# [Description of the task]
Using the listing below, copy every line that mentions "LaTeX".

# [Records]

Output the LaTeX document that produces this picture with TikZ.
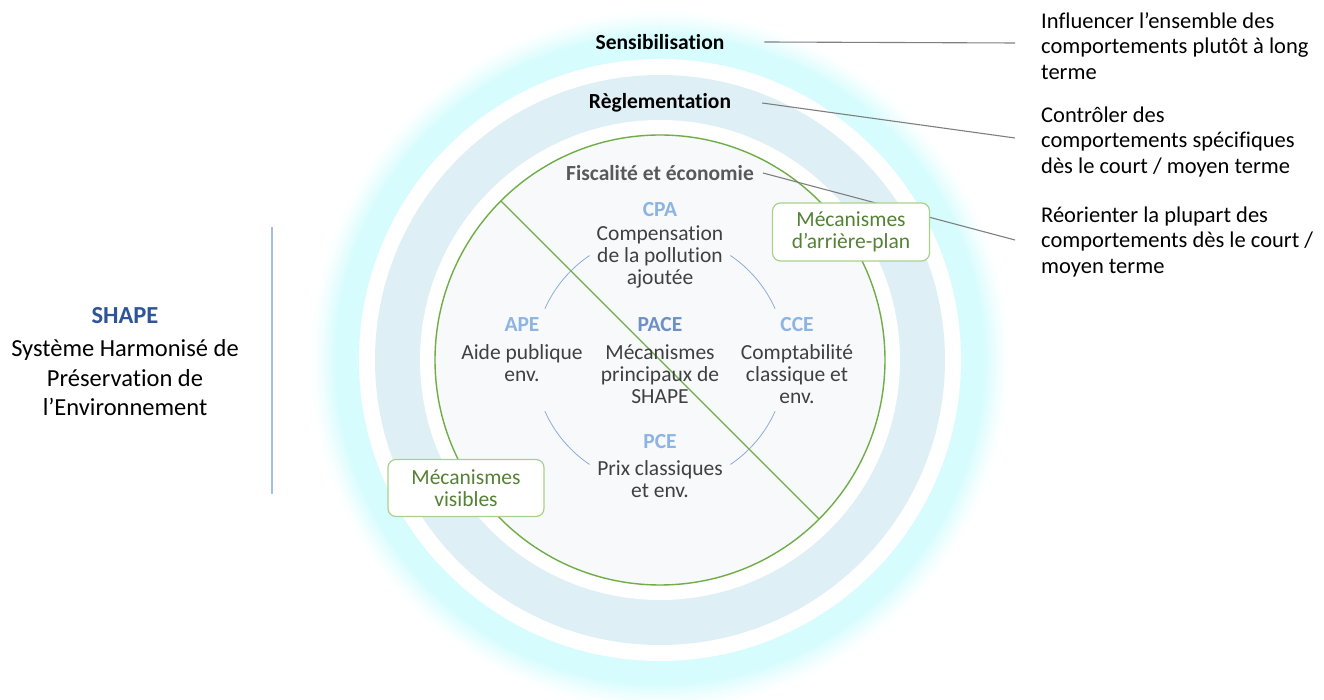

...

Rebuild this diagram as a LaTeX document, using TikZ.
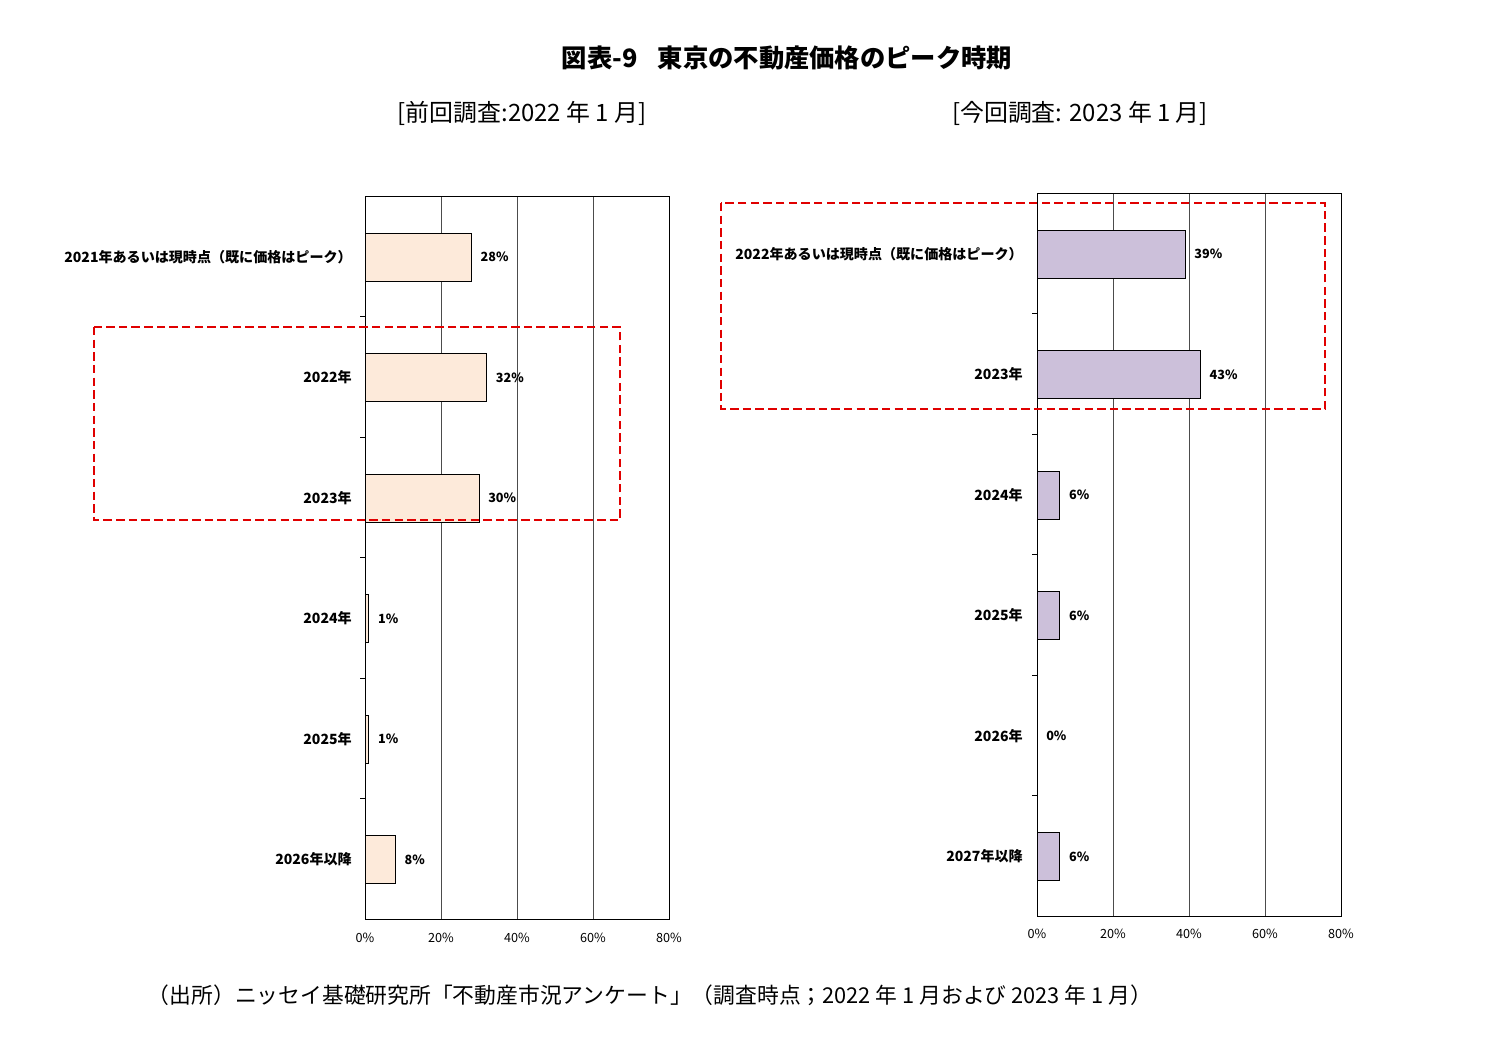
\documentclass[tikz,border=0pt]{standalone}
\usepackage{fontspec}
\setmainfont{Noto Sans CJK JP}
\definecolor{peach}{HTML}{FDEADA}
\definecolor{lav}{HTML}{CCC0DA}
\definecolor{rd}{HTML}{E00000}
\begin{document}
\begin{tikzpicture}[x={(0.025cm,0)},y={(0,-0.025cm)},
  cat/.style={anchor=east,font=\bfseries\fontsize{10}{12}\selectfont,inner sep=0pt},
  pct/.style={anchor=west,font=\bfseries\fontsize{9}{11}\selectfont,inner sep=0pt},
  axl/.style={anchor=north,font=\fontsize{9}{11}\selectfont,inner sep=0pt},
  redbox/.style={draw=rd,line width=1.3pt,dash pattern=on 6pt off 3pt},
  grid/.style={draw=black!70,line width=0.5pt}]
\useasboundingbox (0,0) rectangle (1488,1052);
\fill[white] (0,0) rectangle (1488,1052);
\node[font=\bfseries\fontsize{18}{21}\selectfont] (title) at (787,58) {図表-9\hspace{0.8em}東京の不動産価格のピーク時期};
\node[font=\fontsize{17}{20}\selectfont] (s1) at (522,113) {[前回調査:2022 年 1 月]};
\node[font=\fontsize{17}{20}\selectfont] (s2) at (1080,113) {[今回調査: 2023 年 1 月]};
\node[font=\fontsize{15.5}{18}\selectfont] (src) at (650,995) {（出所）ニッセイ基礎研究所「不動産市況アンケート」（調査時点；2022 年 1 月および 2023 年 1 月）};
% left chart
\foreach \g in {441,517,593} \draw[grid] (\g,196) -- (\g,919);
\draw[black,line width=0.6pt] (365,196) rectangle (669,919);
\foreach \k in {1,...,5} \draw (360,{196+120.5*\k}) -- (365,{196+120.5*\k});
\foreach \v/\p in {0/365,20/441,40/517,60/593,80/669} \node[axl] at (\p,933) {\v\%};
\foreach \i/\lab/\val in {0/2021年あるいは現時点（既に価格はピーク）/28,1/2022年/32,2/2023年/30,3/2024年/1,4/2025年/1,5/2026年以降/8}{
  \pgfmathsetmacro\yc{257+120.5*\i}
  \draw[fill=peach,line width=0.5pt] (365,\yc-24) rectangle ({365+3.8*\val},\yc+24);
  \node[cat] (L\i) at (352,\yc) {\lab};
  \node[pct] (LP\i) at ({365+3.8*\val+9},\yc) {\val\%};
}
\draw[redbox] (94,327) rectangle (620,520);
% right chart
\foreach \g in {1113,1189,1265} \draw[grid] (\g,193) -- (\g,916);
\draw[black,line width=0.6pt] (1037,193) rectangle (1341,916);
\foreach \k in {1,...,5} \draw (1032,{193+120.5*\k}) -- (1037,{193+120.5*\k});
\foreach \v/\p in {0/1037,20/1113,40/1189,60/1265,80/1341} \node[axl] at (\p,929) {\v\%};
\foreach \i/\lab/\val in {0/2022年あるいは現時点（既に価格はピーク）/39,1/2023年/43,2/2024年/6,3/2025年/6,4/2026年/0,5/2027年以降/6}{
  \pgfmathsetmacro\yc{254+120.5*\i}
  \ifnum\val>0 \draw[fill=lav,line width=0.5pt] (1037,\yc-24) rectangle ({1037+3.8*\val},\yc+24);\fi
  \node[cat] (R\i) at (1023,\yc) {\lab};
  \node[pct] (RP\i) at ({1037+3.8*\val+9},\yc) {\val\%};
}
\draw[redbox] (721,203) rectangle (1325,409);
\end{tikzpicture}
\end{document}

==

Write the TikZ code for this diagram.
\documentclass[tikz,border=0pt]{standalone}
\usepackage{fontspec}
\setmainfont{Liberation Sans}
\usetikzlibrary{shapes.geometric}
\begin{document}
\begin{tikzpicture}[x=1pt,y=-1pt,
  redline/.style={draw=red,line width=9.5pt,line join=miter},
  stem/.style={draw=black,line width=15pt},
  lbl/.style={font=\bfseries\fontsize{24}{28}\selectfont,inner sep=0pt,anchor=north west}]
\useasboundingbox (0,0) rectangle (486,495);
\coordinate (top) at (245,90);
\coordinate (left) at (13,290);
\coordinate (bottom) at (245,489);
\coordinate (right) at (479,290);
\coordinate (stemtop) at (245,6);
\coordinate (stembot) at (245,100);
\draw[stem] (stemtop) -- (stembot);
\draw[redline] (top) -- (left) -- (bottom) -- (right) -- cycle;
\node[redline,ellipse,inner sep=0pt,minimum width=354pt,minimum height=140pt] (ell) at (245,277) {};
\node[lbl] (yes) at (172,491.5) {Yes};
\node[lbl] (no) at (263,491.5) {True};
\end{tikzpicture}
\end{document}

# [Exercise answer]
Output the LaTeX document that produces this picture with TikZ.
Rebuild this diagram as a LaTeX document, using TikZ.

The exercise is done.